I'm currently building a .NET library that constructs .MHT files, aka single file web page archives. That's what you get when you perform a File | Save As | Web Archive, Single File operation in IE6. HTML is a great, standard format for building richly formatted one-off reports, but once you start including images, it becomes a pain to manage a set of files. Thus, the utility of combining everything into a single file.

Surprisingly, instead of some crazy proprietary Microsoft format like you'd expect, the file follows the simple Multipart MIME Message RFC standard. Building an .MHT file is sort of like sending an email to yourself-- go figure. It also works in via extension in your precious Firefox, for those of you that enjoy slow rendering.

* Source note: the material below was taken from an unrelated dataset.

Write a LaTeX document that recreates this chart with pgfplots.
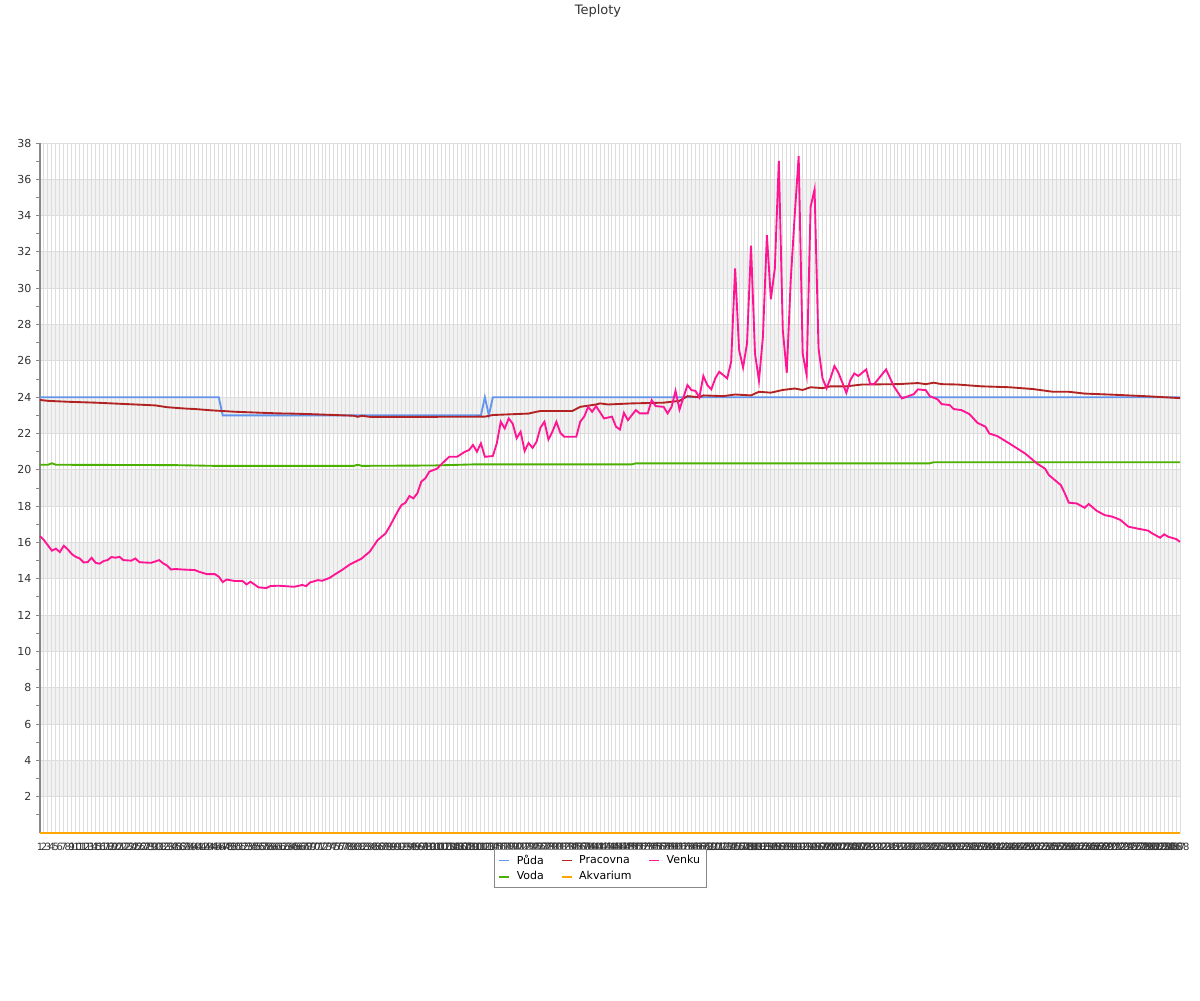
\documentclass[border=0pt]{standalone}
\usepackage{fontspec}
\setmainfont{DejaVu Sans}
\usepackage{pgfplots}
\pgfplotsset{compat=1.18}

\definecolor{puda}{HTML}{6495ED}
\definecolor{voda}{HTML}{4CB000}
\definecolor{pracovna}{HTML}{B22222}
\definecolor{akvarium}{HTML}{FFA500}
\definecolor{venku}{HTML}{FF1493}
\definecolor{txt}{HTML}{333333}
\definecolor{gridc}{HTML}{DDDDDD}
\definecolor{band}{HTML}{F2F2F2}
\definecolor{axc}{HTML}{888888}

\begin{document}
\begin{tikzpicture}
\path[use as bounding box] (0pt,0pt) rectangle (900pt,-750pt);
\node[font=\fontsize{9.75}{11}\selectfont, text=txt] at (448.5pt,-8.5pt) {Teploty};
% shaded bands behind the plot area (every other 2-degree row)
\foreach \b in {2,6,10,14,18,22,26,30,34} {
  \fill[band] (30pt,{-624.75pt+13.6184pt*\b}) rectangle (885pt,{-624.75pt+13.6184pt*(\b+2)});
}
\begin{axis}[
  at={(30pt,-624.75pt)}, anchor=south west,
  width=855pt, height=517.5pt, scale only axis,
  xmin=1, xmax=288, ymin=0, ymax=38,
  clip=false,
  axis lines*=left,
  axis line style={draw=axc, line width=0.75pt, -},
  xtick={1,...,288},
  xtick style={draw=none},
  xticklabel style={font=\fontsize{7.5}{8}\selectfont, text=txt, yshift=-1pt},
  ytick={2,4,...,38},
  minor ytick={1,3,...,37},
  ytick style={draw=axc, line width=0.75pt},
  minor tick style={draw=axc, line width=0.75pt},
  yticklabel style={font=\fontsize{8.25}{9}\selectfont, text=txt},
  tick align=outside,
  major tick length=3pt, minor tick length=3pt,
  /pgf/number format/assume math mode=true,
  xmajorgrids, ymajorgrids,
  major grid style={draw=gridc, line width=0.75pt},
  every axis plot/.append style={line width=1.4pt},
  legend columns=3,
  legend cell align=left,
  legend style={at={(0.4917,-0.0232)}, anchor=north, draw=axc, line width=0.75pt,
    font=\fontsize{8.25}{9}\selectfont, text=black,
    inner xsep=3pt, inner ysep=2pt,
    /tikz/every odd column/.append style={column sep=3pt},
    /tikz/every even column/.append style={column sep=10.5pt}},
  legend image code/.code={\draw[#1, line width=1.4pt] (0pt,0pt) -- (7.5pt,0pt);},
]
% Puda
\addplot[puda, forget plot] coordinates {
(1,24)(46,24)(47,23)(112,23)(113,24)(114,23)(115,24)(288,24)};
% Voda
\addplot[voda, forget plot] coordinates {
(1,20.28)(3,20.28)(4,20.36)(5,20.28)(35,20.26)(45,20.22)(60,20.22)(80,20.22)
(81,20.28)(82,20.22)(100,20.24)(110,20.3)(150,20.3)(151,20.36)(225,20.36)
(226,20.42)(288,20.42)};
% Pracovna
\addplot[pracovna, forget plot] coordinates {
(1,23.85)(3,23.8)(8,23.75)(15,23.7)(20,23.65)(25,23.6)(30,23.55)(33,23.45)
(36,23.4)(38,23.37)(40,23.35)(44,23.28)(47,23.24)(50,23.2)(56,23.15)(61,23.11)
(64,23.1)(69,23.07)(80,22.98)(81,22.92)(82,22.98)(84,22.92)(100,22.92)(113,22.93)
(115,23.02)(124,23.1)(126,23.2)(127,23.24)(135,23.24)(137,23.47)(141,23.6)
(142,23.66)(144,23.6)(150,23.66)(158,23.7)(162,23.8)(164,24.06)(167,24.0)
(168,24.1)(173,24.06)(176,24.15)(180,24.1)(182,24.3)(185,24.25)(188,24.4)
(191,24.48)(193,24.4)(195,24.55)(198,24.5)(200,24.6)(204,24.6)(208,24.7)
(217,24.72)(222,24.78)(224,24.72)(226,24.8)(228,24.72)(232,24.7)(238,24.6)
(245,24.55)(251,24.45)(256,24.3)(260,24.3)(264,24.2)(271,24.14)(280,24.05)
(288,23.95)};
% Akvarium
\addplot[akvarium, forget plot] coordinates {(1,0)(288,0)};
% Venku
\addplot[venku, forget plot] coordinates {
(1,16.35)(2,16.13)(4,15.55)(5,15.66)(6,15.47)(7,15.82)(8,15.62)(9,15.36)
(10,15.21)(11,15.12)(12,14.9)(13,14.92)(14,15.16)(15,14.88)(16,14.83)(17,14.98)
(18,15.03)(19,15.2)(20,15.16)(21,15.21)(22,15.03)(24,15.0)(25,15.12)(26,14.92)
(27,14.9)(29,14.88)(31,15.03)(32,14.85)(33,14.73)(34,14.51)(35,14.54)(37,14.51)
(40,14.48)(41,14.39)(43,14.26)(45,14.26)(46,14.12)(47,13.82)(48,13.96)(50,13.88)
(52,13.88)(53,13.69)(54,13.84)(56,13.53)(58,13.49)(59,13.6)(61,13.62)(65,13.56)
(67,13.66)(68,13.6)(69,13.8)(71,13.93)(72,13.89)(74,14.06)(75,14.21)(77,14.48)
(79,14.79)(82,15.12)(83,15.31)(84,15.49)(86,16.13)(88,16.5)(89,16.87)(91,17.69)
(92,18.06)(93,18.19)(94,18.56)(95,18.43)(96,18.71)(97,19.35)(98,19.53)(99,19.9)
(101,20.07)(102,20.3)(104,20.72)(106,20.72)(108,21.0)(109,21.09)(110,21.37)
(111,21.0)(112,21.46)(113,20.72)(115,20.76)(116,21.46)(117,22.65)(118,22.28)
(119,22.83)(120,22.55)(121,21.74)(122,22.1)(123,21.04)(124,21.48)(125,21.21)
(126,21.54)(127,22.33)(128,22.65)(129,21.67)(130,22.1)(131,22.65)(132,22.04)
(133,21.82)(136,21.82)(137,22.65)(138,22.93)(139,23.47)(140,23.2)(141,23.51)
(143,22.83)(145,22.93)(146,22.38)(147,22.22)(148,23.14)(149,22.74)(151,23.29)
(152,23.11)(154,23.11)(155,23.84)(156,23.51)(158,23.47)(159,23.11)(160,23.47)
(161,24.35)(162,23.32)(164,24.67)(165,24.39)(166,24.35)(167,23.99)(168,25.17)
(169,24.67)(170,24.43)(171,25.04)(172,25.4)(173,25.22)(174,25.04)(175,25.95)
(176,31.1)(177,26.6)(178,25.64)(179,26.97)(180,32.34)(181,26.41)(182,24.91)
(183,27.33)(184,32.93)(185,29.39)(186,31.1)(187,37.02)(188,27.7)(189,25.35)
(190,30.45)(191,34.03)(192,37.27)(193,26.41)(194,25.22)(195,34.49)(196,35.44)
(197,26.69)(198,25.04)(199,24.49)(200,25.04)(201,25.72)(202,25.35)(204,24.24)
(205,24.94)(206,25.31)(207,25.17)(209,25.53)(210,24.72)(211,24.72)(214,25.53)
(216,24.58)(218,23.93)(221,24.17)(222,24.43)(224,24.39)(225,24.06)(227,23.88)
(228,23.62)(230,23.57)(231,23.35)(233,23.29)(235,23.07)(237,22.59)(239,22.38)
(240,22.0)(242,21.86)(245,21.46)(247,21.18)(249,20.9)(250,20.72)(252,20.35)
(254,20.07)(255,19.71)(258,19.16)(259,18.71)(260,18.19)(262,18.15)(264,17.91)
(265,18.12)(267,17.75)(269,17.51)(271,17.42)(273,17.24)(275,16.87)(277,16.78)
(280,16.65)(281,16.5)(283,16.26)(284,16.45)(285,16.32)(287,16.19)(288,16.04)};

\addlegendimage{puda}\addlegendentry{Půda}
\addlegendimage{pracovna}\addlegendentry{Pracovna}
\addlegendimage{venku}\addlegendentry{Venku}
\addlegendimage{voda}\addlegendentry{Voda}
\addlegendimage{akvarium}\addlegendentry{Akvarium}
\end{axis}
\end{tikzpicture}
\end{document}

During development, I needed to reverse engineer what IE6 constructs, and use that as a comparison point for the output from my application. Unfortunately, the only file comparison tool I had access to was the crappy default "compare versions" function in Visual SourceSafe. It's workable, but it's kind of.. ghetto.

Every developer should have a good diff tool in their toolkit. After a bit of research, I settled on Araxis Merge as my preferred tool for visual comparisons.

screenshot of araxis merge

It's a pricey tool, but it's come in very handy so far. The only regret I have is that VSS doesn't allow the use of any external comparison tools, so you can't integrate Merge with Visual Studio .NET.

Anyway, if like me, the only diff tool you ever used was the one in VSS-- you may not know how much you're missing.